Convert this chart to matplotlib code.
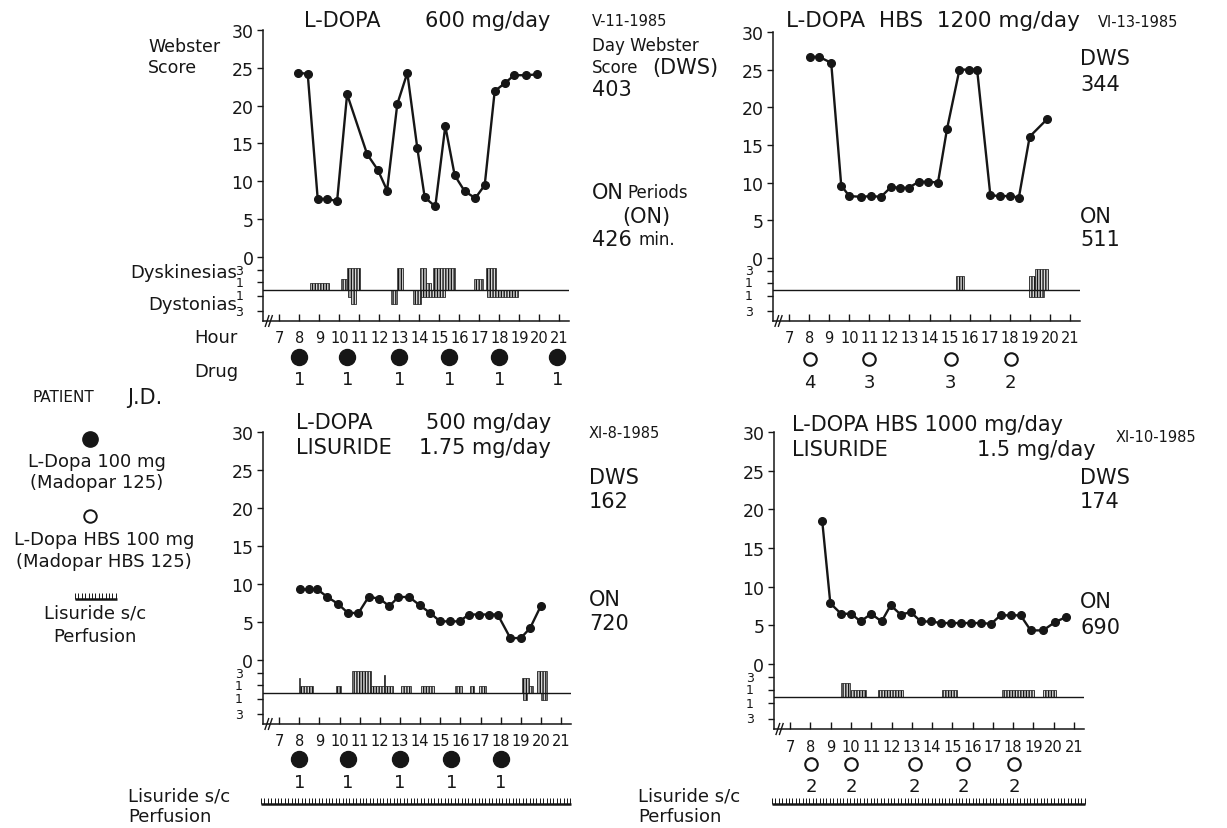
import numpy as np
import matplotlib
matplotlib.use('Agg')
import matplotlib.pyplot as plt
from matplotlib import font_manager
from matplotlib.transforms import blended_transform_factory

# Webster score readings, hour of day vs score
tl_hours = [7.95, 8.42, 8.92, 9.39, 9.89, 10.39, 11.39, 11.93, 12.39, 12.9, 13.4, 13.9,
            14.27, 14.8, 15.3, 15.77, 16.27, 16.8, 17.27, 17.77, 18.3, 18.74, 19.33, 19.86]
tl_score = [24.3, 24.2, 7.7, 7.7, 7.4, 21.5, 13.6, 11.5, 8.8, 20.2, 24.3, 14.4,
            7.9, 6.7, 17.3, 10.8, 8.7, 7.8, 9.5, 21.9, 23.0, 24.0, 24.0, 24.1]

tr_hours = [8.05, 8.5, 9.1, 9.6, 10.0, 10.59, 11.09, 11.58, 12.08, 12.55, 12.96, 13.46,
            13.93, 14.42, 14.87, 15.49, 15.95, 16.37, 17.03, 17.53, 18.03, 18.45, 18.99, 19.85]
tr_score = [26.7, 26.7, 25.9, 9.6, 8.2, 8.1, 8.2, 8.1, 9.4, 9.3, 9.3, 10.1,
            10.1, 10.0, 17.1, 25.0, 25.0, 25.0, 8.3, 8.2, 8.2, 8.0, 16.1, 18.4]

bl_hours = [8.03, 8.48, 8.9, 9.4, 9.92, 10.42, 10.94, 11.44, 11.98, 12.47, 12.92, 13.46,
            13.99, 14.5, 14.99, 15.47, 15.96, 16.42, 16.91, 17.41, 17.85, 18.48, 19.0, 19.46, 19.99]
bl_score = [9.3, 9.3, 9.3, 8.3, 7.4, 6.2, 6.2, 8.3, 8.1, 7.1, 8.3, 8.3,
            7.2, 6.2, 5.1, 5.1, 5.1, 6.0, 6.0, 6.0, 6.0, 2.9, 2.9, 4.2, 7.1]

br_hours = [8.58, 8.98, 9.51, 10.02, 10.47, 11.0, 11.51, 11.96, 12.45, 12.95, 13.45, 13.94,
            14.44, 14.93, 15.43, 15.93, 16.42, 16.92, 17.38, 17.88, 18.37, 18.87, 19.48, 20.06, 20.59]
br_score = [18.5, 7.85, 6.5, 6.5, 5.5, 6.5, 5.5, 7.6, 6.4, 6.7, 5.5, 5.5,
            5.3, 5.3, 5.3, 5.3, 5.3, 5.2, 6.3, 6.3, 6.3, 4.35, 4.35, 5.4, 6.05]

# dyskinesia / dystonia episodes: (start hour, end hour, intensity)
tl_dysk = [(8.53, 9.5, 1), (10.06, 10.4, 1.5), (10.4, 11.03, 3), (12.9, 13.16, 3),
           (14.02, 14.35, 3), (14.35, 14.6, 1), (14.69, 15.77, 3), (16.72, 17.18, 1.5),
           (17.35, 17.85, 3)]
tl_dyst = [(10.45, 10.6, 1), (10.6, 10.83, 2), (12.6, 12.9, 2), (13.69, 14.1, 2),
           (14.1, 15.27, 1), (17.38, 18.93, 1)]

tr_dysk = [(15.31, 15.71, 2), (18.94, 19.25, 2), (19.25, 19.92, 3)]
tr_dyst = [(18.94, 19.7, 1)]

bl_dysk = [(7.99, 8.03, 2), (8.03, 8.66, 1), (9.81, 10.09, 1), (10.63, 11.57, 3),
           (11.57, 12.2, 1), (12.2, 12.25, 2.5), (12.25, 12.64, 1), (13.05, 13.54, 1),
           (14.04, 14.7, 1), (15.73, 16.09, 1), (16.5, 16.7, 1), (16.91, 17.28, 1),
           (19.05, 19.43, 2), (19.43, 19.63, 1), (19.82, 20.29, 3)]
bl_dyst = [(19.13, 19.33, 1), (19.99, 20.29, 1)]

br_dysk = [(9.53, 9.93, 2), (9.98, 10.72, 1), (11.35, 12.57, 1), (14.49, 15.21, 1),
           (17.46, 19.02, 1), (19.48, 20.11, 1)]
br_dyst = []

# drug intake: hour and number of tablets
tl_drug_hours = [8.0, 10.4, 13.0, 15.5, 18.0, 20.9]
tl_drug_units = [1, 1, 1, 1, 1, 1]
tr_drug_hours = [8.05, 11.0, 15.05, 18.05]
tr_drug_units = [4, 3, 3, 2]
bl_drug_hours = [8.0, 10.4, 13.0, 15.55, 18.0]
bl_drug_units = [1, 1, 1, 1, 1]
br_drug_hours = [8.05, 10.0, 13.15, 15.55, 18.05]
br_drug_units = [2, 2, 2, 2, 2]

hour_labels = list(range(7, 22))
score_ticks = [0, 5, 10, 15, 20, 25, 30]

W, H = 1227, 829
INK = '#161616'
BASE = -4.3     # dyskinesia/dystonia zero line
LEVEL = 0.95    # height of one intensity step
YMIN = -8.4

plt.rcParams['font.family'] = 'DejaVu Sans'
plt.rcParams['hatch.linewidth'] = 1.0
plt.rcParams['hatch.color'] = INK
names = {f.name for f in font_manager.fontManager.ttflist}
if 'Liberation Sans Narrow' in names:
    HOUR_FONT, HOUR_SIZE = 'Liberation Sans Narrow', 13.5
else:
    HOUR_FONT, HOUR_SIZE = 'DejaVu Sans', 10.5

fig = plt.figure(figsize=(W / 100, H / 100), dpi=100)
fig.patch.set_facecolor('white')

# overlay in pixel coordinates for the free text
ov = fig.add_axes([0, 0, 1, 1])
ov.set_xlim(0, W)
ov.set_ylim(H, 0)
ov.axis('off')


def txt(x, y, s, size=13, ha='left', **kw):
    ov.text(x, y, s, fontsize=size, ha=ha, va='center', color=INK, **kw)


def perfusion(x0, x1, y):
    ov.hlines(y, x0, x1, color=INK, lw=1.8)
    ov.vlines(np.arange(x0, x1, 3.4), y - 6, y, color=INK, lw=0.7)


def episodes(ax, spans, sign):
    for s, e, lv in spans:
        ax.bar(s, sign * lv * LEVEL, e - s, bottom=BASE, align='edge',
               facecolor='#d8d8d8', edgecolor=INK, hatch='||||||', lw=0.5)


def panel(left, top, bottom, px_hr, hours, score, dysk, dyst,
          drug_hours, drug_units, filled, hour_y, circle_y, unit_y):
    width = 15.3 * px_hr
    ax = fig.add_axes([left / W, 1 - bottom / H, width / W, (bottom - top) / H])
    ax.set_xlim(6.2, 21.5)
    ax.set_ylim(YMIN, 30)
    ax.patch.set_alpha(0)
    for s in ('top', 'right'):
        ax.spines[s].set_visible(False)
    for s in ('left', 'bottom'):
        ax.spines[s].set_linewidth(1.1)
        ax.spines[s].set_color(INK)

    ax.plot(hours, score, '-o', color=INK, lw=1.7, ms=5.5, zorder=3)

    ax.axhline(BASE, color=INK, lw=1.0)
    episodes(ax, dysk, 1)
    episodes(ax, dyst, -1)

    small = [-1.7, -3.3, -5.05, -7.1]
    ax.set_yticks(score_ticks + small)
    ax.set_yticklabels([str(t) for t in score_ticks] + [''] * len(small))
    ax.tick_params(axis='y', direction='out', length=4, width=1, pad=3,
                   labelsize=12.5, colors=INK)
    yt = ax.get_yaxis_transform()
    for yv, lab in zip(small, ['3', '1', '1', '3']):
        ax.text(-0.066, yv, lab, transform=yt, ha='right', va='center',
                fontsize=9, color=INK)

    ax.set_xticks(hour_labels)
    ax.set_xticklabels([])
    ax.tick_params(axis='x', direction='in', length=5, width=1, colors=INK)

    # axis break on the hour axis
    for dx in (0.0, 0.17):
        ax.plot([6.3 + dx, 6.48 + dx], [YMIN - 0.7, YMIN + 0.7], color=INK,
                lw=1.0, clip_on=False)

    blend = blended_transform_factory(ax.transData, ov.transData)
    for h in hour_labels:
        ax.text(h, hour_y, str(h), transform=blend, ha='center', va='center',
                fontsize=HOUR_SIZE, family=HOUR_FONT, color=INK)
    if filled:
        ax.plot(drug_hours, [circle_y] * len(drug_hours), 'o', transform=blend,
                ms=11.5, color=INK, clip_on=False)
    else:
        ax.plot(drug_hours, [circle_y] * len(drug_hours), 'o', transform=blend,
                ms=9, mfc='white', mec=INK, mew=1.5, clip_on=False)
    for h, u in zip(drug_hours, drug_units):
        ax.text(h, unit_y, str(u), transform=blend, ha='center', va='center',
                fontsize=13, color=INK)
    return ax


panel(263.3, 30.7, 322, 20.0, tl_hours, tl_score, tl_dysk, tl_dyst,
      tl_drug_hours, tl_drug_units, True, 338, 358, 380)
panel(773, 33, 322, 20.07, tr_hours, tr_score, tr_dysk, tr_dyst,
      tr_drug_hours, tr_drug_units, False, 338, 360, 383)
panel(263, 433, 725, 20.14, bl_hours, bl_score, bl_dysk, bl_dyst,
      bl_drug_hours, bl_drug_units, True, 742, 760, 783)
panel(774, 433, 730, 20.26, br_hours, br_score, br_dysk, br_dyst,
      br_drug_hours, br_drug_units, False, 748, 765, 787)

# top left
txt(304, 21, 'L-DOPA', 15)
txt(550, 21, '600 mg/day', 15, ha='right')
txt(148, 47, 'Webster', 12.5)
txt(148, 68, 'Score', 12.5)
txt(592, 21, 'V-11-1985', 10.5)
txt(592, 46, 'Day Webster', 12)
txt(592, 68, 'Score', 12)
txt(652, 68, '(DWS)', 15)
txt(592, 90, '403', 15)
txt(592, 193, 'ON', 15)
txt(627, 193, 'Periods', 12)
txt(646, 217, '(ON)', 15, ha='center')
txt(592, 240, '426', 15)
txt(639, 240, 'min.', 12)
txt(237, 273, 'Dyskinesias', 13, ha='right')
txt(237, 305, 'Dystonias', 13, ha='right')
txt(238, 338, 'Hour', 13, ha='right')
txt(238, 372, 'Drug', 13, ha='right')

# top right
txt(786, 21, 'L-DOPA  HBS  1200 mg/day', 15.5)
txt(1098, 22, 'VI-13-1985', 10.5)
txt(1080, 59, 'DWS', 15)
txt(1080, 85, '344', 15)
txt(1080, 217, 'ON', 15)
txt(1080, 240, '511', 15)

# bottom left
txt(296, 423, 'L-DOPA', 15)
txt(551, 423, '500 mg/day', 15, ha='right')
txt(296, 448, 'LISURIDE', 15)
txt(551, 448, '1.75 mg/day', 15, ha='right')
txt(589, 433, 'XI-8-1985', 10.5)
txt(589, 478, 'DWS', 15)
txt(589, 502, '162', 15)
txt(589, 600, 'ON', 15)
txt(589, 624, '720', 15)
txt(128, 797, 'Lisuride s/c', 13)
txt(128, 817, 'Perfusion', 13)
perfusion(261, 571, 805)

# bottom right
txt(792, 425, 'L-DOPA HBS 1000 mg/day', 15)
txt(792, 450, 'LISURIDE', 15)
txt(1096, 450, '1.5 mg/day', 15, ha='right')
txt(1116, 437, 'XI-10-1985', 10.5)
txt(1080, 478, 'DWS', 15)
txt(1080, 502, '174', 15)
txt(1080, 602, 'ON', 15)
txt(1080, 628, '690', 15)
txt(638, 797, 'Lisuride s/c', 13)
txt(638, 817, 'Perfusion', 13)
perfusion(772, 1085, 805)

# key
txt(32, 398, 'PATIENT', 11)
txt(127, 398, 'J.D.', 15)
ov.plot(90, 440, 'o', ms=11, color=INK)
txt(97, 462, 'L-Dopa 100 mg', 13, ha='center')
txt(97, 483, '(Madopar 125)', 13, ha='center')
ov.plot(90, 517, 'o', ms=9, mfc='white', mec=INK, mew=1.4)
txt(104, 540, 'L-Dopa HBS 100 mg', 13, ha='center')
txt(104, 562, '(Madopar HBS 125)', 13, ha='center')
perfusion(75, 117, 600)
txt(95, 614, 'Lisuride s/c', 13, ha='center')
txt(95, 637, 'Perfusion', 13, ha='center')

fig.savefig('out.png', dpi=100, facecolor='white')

# [Given request]
Each line from the top of the material through the line containing "from matplotlib.transforms import" should be reproduced exactly; please drop any images.

# [Written answer]
Convert this chart to matplotlib code.
import numpy as np
import matplotlib
matplotlib.use('Agg')
import matplotlib.pyplot as plt
from matplotlib import font_manager
from matplotlib.transforms import blended_transform_factory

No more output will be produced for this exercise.